Still, his email stops short of saying whether he personally believed that the abortion rights precedent should be considered a settled legal issue.
Yesterday, Senator Kamala Harris spent several minutes interrogating Kavanaugh on a similar point. After a question about Roe, Harris asked, “As a factual matter, can five Supreme Court Justices overturn any precedent at any time if a case comes before them on that issue?” Kavanaugh eventually admitted that the court could do so but kept emphasizing that it would be rare for the court to do so, especially as a precedent remained on the books for a long time. This clip is cued up to Harris’ question:
https://youtu.be/r5VvFJ6myBE?t=20m32s
The question seems prompted by Kavanaugh’s statement in the email but there’s no real payoff, no gotcha. Kavanaugh didn’t reveal a secret in his email. In fact, he said the same thing to Harris that he said in the email, i.e. five justices can in theory overturn any precedent. That’s not particularly controversial.
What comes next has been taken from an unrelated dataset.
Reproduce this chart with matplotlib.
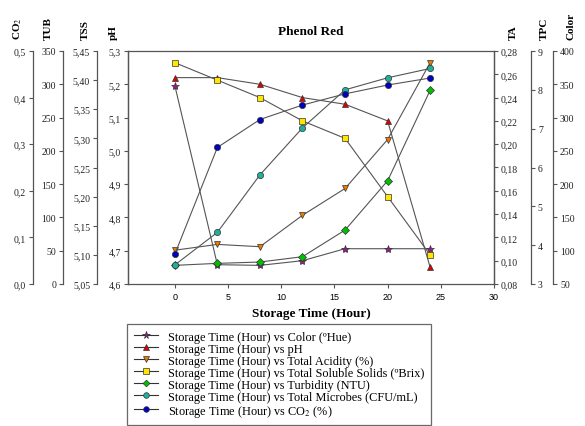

It’s only the application of that bland fact to the possible future of Roe v Wade that makes this exciting enough to become the focus of a piece in the NY Times or a question by Senator Harris.
There are more leaked emails in the Times’ piece:
In yet another, he offered advice for an appeals court nominee who was scheduled to meet with two Democratic senators:
“She should not talk about her views on specific policy or legal issues,” he wrote. “She should say that she has a commitment to follow Supreme Court precedent, that she understands and appreciates the role of a circuit judge, that she will adhere to statutory text, that she has no ideological agenda.”
Again, all of this sounds like good advice both professionally and politically. It’s what judges on both sides of the aisle have done for decades, especially when meeting with members of the opposite party. The idea that this is suddenly suspect is ridiculous. Every Democratic Supreme Court nominee has promised to follow the law not to write it during their confirmation hearings, even though we all suspect they don’t really believe that. Here’s Judge Sotomayor discussing this very issue nine years ago:
Update: Nothing-burger…
Collins dismisses Kavanaugh 2003 Roe email, noting “he was merely stating a fact, which is that three judges on the court” would vote overturn it. “If that is the case, and he was not expressing his view, then I’m not sure what the point of it is.”